Marokkaans-Nederlandse jongeren in achterstandsbuurten ervaren grote binding met de buurt waarin ze opgroeien. Dat concludeert Patricia Wijntuin in haar onderzoek waarop zij op 24 juni promoveerde aan de Radboud Universiteit.
De jongeren ervaren binding met de buurt door de verbondenheid die zij voelen met de mensen in de wijk. De geborgenheid en veiligheid die zij ervaren, maakt dat ze zich er thuis voelen. Het herhaaldelijk aanwezig zijn op bepaalde plekken in de buurt en het vertrouwd zijn met die plekken versterkt het bindingsgevoel. Ondanks dat de buurt een negatief imago heeft, zijn ze toch trots op hun buurt.
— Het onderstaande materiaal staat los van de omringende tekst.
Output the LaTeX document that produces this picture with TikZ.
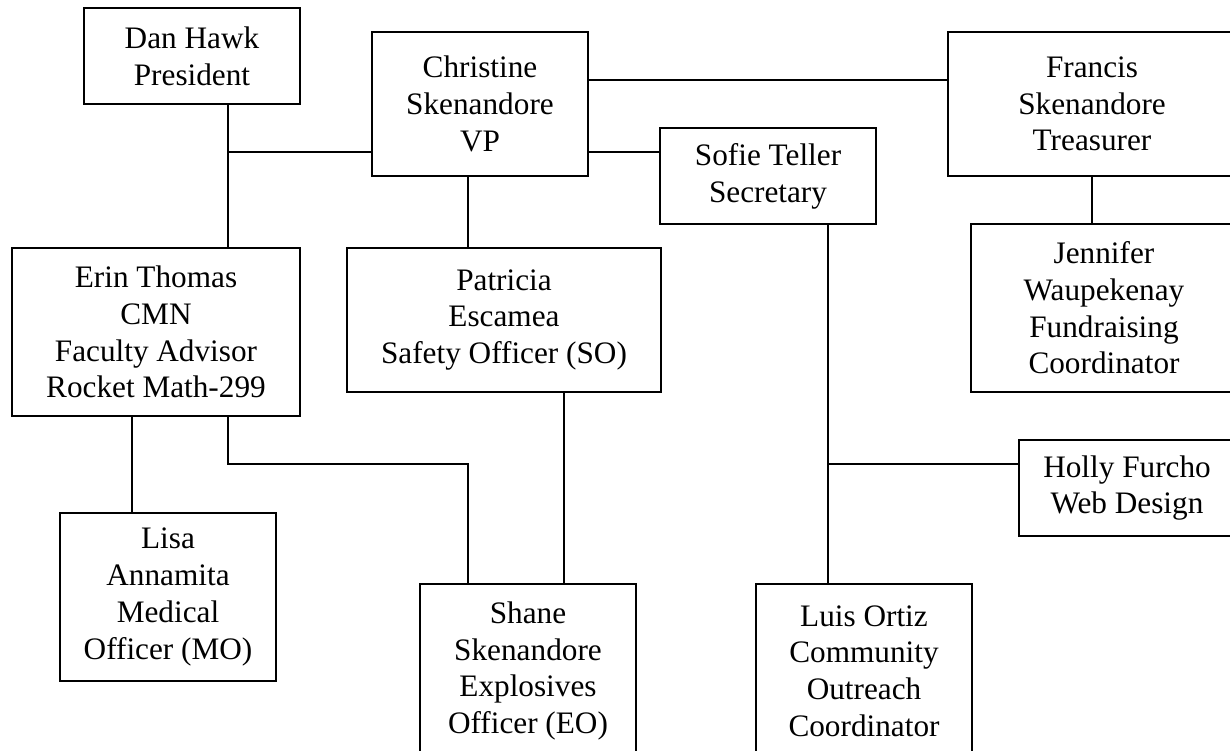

Beleidmakers investeren onder andere in herstructurering van achterstandswijken vanwege het vermeende gebrek aan sociale cohesie en binding. Wijntuin wijst erop dat herstructurering de binding die de jongeren wel degelijk ervaren, juist ondermijnt doordat vertrouwde plekken verdwijnen. Ze pleit ervoor jongeren te betrekken bij aanpassingen in de wijk.
Wijntuin sprak met 16 jongens en 14 meiden in de Utrechtse achterstandswijken Kanaleneiland en Hoograven.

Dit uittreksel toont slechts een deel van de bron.